DATA EXCERPT.
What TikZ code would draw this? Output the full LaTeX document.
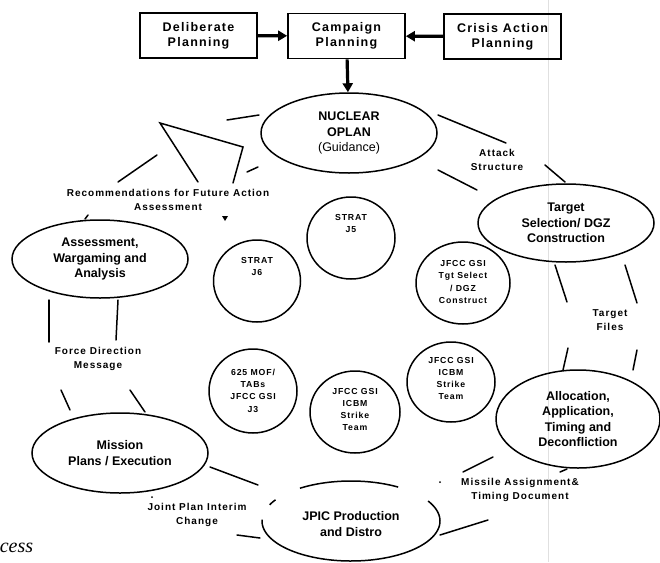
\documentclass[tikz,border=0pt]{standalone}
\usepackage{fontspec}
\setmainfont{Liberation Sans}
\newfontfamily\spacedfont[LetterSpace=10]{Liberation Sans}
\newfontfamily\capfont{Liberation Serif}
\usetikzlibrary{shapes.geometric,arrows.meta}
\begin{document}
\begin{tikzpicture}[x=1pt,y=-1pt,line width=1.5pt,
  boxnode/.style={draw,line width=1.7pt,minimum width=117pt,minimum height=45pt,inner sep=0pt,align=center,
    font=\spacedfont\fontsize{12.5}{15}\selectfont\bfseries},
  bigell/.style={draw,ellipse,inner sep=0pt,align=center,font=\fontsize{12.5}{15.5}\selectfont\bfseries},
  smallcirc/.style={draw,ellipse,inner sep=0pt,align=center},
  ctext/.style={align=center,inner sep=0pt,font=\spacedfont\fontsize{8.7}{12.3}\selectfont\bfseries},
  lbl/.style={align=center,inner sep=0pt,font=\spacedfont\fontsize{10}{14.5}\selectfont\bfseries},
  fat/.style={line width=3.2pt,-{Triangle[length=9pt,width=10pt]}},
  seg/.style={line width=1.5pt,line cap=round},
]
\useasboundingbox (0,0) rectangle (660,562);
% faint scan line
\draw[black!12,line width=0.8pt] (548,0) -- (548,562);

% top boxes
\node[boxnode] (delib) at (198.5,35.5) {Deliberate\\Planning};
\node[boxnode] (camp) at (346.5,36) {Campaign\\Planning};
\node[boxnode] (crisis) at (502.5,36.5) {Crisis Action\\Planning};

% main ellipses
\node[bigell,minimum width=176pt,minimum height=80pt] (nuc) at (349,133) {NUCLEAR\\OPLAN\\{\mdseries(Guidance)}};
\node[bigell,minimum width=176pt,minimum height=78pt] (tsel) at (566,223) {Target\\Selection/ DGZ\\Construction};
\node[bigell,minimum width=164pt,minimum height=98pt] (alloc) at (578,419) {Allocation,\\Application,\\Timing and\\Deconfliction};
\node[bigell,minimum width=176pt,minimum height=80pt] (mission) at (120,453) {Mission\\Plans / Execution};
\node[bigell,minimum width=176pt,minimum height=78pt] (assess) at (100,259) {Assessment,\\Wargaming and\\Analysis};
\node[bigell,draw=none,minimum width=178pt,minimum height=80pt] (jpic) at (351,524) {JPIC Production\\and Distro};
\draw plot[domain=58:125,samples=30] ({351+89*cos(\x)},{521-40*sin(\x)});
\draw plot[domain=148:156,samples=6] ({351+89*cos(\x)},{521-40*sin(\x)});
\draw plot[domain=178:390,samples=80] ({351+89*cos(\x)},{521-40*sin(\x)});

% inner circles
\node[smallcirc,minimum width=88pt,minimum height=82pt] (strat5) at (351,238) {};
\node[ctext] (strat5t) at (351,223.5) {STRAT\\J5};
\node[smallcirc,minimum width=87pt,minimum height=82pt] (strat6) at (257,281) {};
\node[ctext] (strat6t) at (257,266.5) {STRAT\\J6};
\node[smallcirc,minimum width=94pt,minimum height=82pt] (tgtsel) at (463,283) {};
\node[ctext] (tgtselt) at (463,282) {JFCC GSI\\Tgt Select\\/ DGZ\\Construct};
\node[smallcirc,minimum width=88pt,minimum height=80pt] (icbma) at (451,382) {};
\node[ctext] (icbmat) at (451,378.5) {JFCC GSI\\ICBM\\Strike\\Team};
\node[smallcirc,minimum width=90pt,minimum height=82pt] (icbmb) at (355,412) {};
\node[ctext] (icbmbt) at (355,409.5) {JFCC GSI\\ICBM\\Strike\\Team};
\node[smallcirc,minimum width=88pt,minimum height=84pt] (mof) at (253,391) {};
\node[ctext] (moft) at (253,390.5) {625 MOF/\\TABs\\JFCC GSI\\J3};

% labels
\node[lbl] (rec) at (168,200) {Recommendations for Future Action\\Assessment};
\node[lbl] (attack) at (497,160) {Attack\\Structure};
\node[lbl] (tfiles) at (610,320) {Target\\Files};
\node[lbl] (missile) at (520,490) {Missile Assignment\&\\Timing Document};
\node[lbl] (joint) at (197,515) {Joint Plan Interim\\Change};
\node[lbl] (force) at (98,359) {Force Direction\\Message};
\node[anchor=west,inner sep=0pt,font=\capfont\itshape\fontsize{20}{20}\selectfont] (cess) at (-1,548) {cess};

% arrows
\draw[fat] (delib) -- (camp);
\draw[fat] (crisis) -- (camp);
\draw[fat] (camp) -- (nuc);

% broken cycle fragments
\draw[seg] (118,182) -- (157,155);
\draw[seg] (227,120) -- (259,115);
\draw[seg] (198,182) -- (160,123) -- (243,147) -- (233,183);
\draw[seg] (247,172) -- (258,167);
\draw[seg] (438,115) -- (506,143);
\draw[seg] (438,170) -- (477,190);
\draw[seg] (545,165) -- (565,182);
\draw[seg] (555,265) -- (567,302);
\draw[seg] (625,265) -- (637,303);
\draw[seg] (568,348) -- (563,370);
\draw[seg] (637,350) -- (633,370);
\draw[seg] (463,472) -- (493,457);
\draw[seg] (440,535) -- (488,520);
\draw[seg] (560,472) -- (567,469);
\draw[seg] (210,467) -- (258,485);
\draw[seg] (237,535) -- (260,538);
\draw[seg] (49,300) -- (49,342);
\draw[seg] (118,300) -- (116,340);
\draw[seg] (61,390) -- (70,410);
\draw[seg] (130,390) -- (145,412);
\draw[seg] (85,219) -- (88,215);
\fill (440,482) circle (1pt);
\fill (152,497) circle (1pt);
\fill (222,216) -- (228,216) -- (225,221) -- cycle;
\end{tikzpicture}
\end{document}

GIVEN TASK.
Return the full material word for word. Do not include the pictures.

OUTPUT OF THE TASK.
What TikZ code would draw this? Output the full LaTeX document.
\documentclass[tikz,border=0pt]{standalone}
\usepackage{fontspec}
\setmainfont{Liberation Sans}
\newfontfamily\spacedfont[LetterSpace=10]{Liberation Sans}
\newfontfamily\capfont{Liberation Serif}
\usetikzlibrary{shapes.geometric,arrows.meta}
\begin{document}
\begin{tikzpicture}[x=1pt,y=-1pt,line width=1.5pt,
  boxnode/.style={draw,line width=1.7pt,minimum width=117pt,minimum height=45pt,inner sep=0pt,align=center,
    font=\spacedfont\fontsize{12.5}{15}\selectfont\bfseries},
  bigell/.style={draw,ellipse,inner sep=0pt,align=center,font=\fontsize{12.5}{15.5}\selectfont\bfseries},
  smallcirc/.style={draw,ellipse,inner sep=0pt,align=center},
  ctext/.style={align=center,inner sep=0pt,font=\spacedfont\fontsize{8.7}{12.3}\selectfont\bfseries},
  lbl/.style={align=center,inner sep=0pt,font=\spacedfont\fontsize{10}{14.5}\selectfont\bfseries},
  fat/.style={line width=3.2pt,-{Triangle[length=9pt,width=10pt]}},
  seg/.style={line width=1.5pt,line cap=round},
]
\useasboundingbox (0,0) rectangle (660,562);
% faint scan line
\draw[black!12,line width=0.8pt] (548,0) -- (548,562);

% top boxes
\node[boxnode] (delib) at (198.5,35.5) {Deliberate\\Planning};
\node[boxnode] (camp) at (346.5,36) {Campaign\\Planning};
\node[boxnode] (crisis) at (502.5,36.5) {Crisis Action\\Planning};

% main ellipses
\node[bigell,minimum width=176pt,minimum height=80pt] (nuc) at (349,133) {NUCLEAR\\OPLAN\\{\mdseries(Guidance)}};
\node[bigell,minimum width=176pt,minimum height=78pt] (tsel) at (566,223) {Target\\Selection/ DGZ\\Construction};
\node[bigell,minimum width=164pt,minimum height=98pt] (alloc) at (578,419) {Allocation,\\Application,\\Timing and\\Deconfliction};
\node[bigell,minimum width=176pt,minimum height=80pt] (mission) at (120,453) {Mission\\Plans / Execution};
\node[bigell,minimum width=176pt,minimum height=78pt] (assess) at (100,259) {Assessment,\\Wargaming and\\Analysis};
\node[bigell,draw=none,minimum width=178pt,minimum height=80pt] (jpic) at (351,524) {JPIC Production\\and Distro};
\draw plot[domain=58:125,samples=30] ({351+89*cos(\x)},{521-40*sin(\x)});
\draw plot[domain=148:156,samples=6] ({351+89*cos(\x)},{521-40*sin(\x)});
\draw plot[domain=178:390,samples=80] ({351+89*cos(\x)},{521-40*sin(\x)});

% inner circles
\node[smallcirc,minimum width=88pt,minimum height=82pt] (strat5) at (351,238) {};
\node[ctext] (strat5t) at (351,223.5) {STRAT\\J5};
\node[smallcirc,minimum width=87pt,minimum height=82pt] (strat6) at (257,281) {};
\node[ctext] (strat6t) at (257,266.5) {STRAT\\J6};
\node[smallcirc,minimum width=94pt,minimum height=82pt] (tgtsel) at (463,283) {};
\node[ctext] (tgtselt) at (463,282) {JFCC GSI\\Tgt Select\\/ DGZ\\Construct};
\node[smallcirc,minimum width=88pt,minimum height=80pt] (icbma) at (451,382) {};
\node[ctext] (icbmat) at (451,378.5) {JFCC GSI\\ICBM\\Strike\\Team};
\node[smallcirc,minimum width=90pt,minimum height=82pt] (icbmb) at (355,412) {};
\node[ctext] (icbmbt) at (355,409.5) {JFCC GSI\\ICBM\\Strike\\Team};
\node[smallcirc,minimum width=88pt,minimum height=84pt] (mof) at (253,391) {};
\node[ctext] (moft) at (253,390.5) {625 MOF/\\TABs\\JFCC GSI\\J3};

% labels
\node[lbl] (rec) at (168,200) {Recommendations for Future Action\\Assessment};
\node[lbl] (attack) at (497,160) {Attack\\Structure};
\node[lbl] (tfiles) at (610,320) {Target\\Files};
\node[lbl] (missile) at (520,490) {Missile Assignment\&\\Timing Document};
\node[lbl] (joint) at (197,515) {Joint Plan Interim\\Change};
\node[lbl] (force) at (98,359) {Force Direction\\Message};
\node[anchor=west,inner sep=0pt,font=\capfont\itshape\fontsize{20}{20}\selectfont] (cess) at (-1,548) {cess};

% arrows
\draw[fat] (delib) -- (camp);
\draw[fat] (crisis) -- (camp);
\draw[fat] (camp) -- (nuc);

% broken cycle fragments
\draw[seg] (118,182) -- (157,155);
\draw[seg] (227,120) -- (259,115);
\draw[seg] (198,182) -- (160,123) -- (243,147) -- (233,183);
\draw[seg] (247,172) -- (258,167);
\draw[seg] (438,115) -- (506,143);
\draw[seg] (438,170) -- (477,190);
\draw[seg] (545,165) -- (565,182);
\draw[seg] (555,265) -- (567,302);
\draw[seg] (625,265) -- (637,303);
\draw[seg] (568,348) -- (563,370);
\draw[seg] (637,350) -- (633,370);
\draw[seg] (463,472) -- (493,457);
\draw[seg] (440,535) -- (488,520);
\draw[seg] (560,472) -- (567,469);
\draw[seg] (210,467) -- (258,485);
\draw[seg] (237,535) -- (260,538);
\draw[seg] (49,300) -- (49,342);
\draw[seg] (118,300) -- (116,340);
\draw[seg] (61,390) -- (70,410);
\draw[seg] (130,390) -- (145,412);
\draw[seg] (85,219) -- (88,215);
\fill (440,482) circle (1pt);
\fill (152,497) circle (1pt);
\fill (222,216) -- (228,216) -- (225,221) -- cycle;
\end{tikzpicture}
\end{document}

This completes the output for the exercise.